Não entendo muito bem de cabarés, muito menos de leis. Mas,
não é preciso ser um delegado de polícia em início de carreira para constatar
que um homem adulto, ao despejar suas sementinhas (mais conhecidas como sêmen
ou porra) nas delgadas grutinhas de amor daquelas crianças (anatomicamente
denominadas vaginas), mesmo com seus consentimentos auferidos à base de moedas,
agrados ou guloseimas, esteja, na verdade, cometendo uma atrocidade das mais
abjetas que se tem notícia.
Não sei. A humanidade vive fases e fezes. A história está aí
à disposição de todos os interessados em compreender um pouquinho da complexa e
enigmática mente humana. Por exemplo, meu septuagenário pai conta que a sua avó
fora entregue pelo pai a um noivo desconhecido, ainda aos 12 anos de idade, e
demorara cerca de trintas dias até permitir ser tocada e desfrutada pelo
marmanjo que já contava 34. Moraram juntos durante anos numa casinha de sapé na
zona rural. Provavelmente felizes para sempre. Vá entender cabeça de gente...
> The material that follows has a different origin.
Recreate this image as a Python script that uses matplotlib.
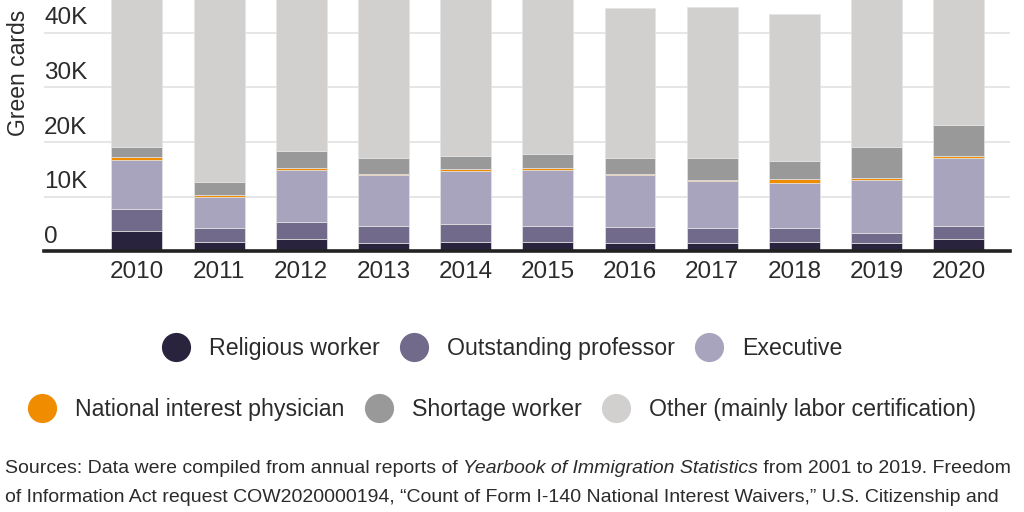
import matplotlib
matplotlib.use("Agg")
import matplotlib.pyplot as plt
from matplotlib.lines import Line2D
from matplotlib.transforms import blended_transform_factory, offset_copy
import numpy as np

plt.rcParams['font.family'] = ['Liberation Sans', 'DejaVu Sans']

# data (green cards per year)
years = [2010, 2011, 2012, 2013, 2014, 2015, 2016, 2017, 2018, 2019, 2020]
religious = [3800, 1800, 2200, 1450, 1800, 1800, 1450, 1450, 1800, 1450, 2250]
professor = [4000, 2400, 3250, 3250, 3300, 2900, 3050, 2750, 2400, 2000, 2450]
executive = [9000, 5700, 9400, 9200, 9700, 10150, 9400, 8650, 8350, 9700, 12450]
physician = [400, 350, 350, 350, 350, 350, 350, 300, 650, 350, 350]
shortage = [1850, 2400, 3250, 2800, 2350, 2650, 2800, 3900, 3250, 5550, 5550]
other = [31000, 38000, 30500, 33000, 31500, 32000, 27400, 27700, 27000, 30000, 26000]

series = [religious, professor, executive, physician, shortage, other]
labels = ["Religious worker", "Outstanding professor", "Executive",
          "National interest physician", "Shortage worker",
          "Other (mainly labor certification)"]
colors = ["#29233d", "#716a8a", "#a8a4bd", "#f08c00", "#999999", "#d2cfcf"]

yticks = [0, 10000, 20000, 30000, 40000]
ytick_labels = ["0", "10K", "20K", "30K", "40K"]

text_color = "#2b2b2b"

fig = plt.figure(figsize=(10.24, 5.12), dpi=100)
ax = fig.add_axes([0.043, 0.509, 0.943, 0.491])

bottom = np.zeros(len(years))
for vals, col in zip(series, colors):
    ax.bar(years, vals, bottom=bottom, width=0.62, color=col,
           edgecolor="#e4e4e4", linewidth=0.5, zorder=3)
    bottom += np.array(vals)

ax.set_xlim(2008.87, 2020.62)
ax.set_ylim(0, 46000)

# gridlines and labels sitting above them
ax.set_yticks(yticks)
ax.set_yticklabels([])
ax.tick_params(axis='y', length=0)
ax.grid(axis='y', color="#e2e2e2", linewidth=1.2, zorder=0)
trans = offset_copy(blended_transform_factory(ax.transAxes, ax.transData),
                    fig=fig, x=0, y=8.5, units='dots')
for v, lab in zip(yticks, ytick_labels):
    ax.text(0, v, lab, transform=trans, ha='left', va='baseline',
            fontsize=17.5, color=text_color, zorder=2)

ax.set_xticks(years)
ax.set_xticklabels([str(y) for y in years], fontsize=17.5, color=text_color)
ax.tick_params(axis='x', length=0, pad=7)

for s in ['top', 'right', 'left']:
    ax.spines[s].set_visible(False)
ax.spines['bottom'].set_color("#222222")
ax.spines['bottom'].set_linewidth(2.6)
ax.spines['bottom'].set_zorder(4)

ax.set_ylabel("Green cards", fontsize=16.5, color=text_color)
ax.yaxis.label.set_va('center')
ax.yaxis.set_label_coords(-0.0265, 0.71)

# legend in two centred rows
handles = [Line2D([], [], marker='o', linestyle='none', markersize=21,
                  markerfacecolor=c, markeredgecolor='none') for c in colors]
for row, yy in [(0, 0.319), (1, 0.200)]:
    idx = range(row * 3, row * 3 + 3)
    fig.legend([handles[i] for i in idx], [labels[i] for i in idx],
               loc='center', bbox_to_anchor=(0.49, yy), ncol=3,
               frameon=False, fontsize=16.7, handlelength=1.25,
               handletextpad=0.8, columnspacing=0.85,
               labelcolor=text_color)

# source note, with the italic title drawn as its own piece
fig.canvas.draw()
renderer = fig.canvas.get_renderer()
line1 = [("Sources: Data were compiled from annual reports of ", "normal"),
         ("Yearbook of Immigration Statistics", "italic"),
         (" from 2001 to 2019. Freedom", "normal")]
line2 = [("of Information Act request COW2020000194, \u201cCount of Form I-140 "
          "National Interest Waivers,\u201d U.S. Citizenship and", "normal")]
for parts, ybase in [(line1, 39), (line2, 10)]:
    x = 5
    for txt, style in parts:
        t = fig.text(x / 1024, ybase / 512, txt, fontsize=14, style=style,
                     color=text_color, ha='left', va='baseline')
        bb = t.get_window_extent(renderer)
        x = bb.x1

fig.savefig("out.png", dpi=100)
Entretida com brincadeiras infantis no quintal, minha bisavó
levou ene bordoadas do esposo, quando este chegava exausto dos brutos lides da
roça, e não encontrava o almoço ainda pronto. Apanhou até aprender que já não
era mais uma criança, embora a fantasia insistisse em fazer morada na sua
cabeça. Tiveram catorze filhos: uns vivos, outros mortos; uns nascidos com a
parteira, outros com o adjutório do próprio marido.
Como aos bois carreiros, o Homem é movido a ferrão, e carece
ser estimulado para reagir. Se ninguém tivesse reclamado, possivelmente o meu
amigo, ex-delegado novinho, jamais seria demovido (em parte) da sua decisão em
interditar o prostíbulo, poupando as menininhas (frutas verdes amadurecidas à
força) do desejo incontido daqueles homens de família por vaginas novatas.
Da mesma forma, se a mídia não desse o grito, a justiça
brasileira talvez cometesse mais uma de suas injustiças, ao passar as mãos na
cabeça de um pedófilo convincente (“Vá em paz, mas não repita mais essas
atrocidades, viu meu filho?!”) sem que ninguém se apercebesse.
Se a minha bisavó ainda fosse viva, talvez achasse toda esta
zorra uma coisa mais do que normal. Acostumada à miséria existencial, ela diria
que “a vida é ruim assim mesmo, meu fio. Só Jesus na causa...”. E abrandaríamos
sobremaneira os nossos dilemas brindando com licores de jenipapo.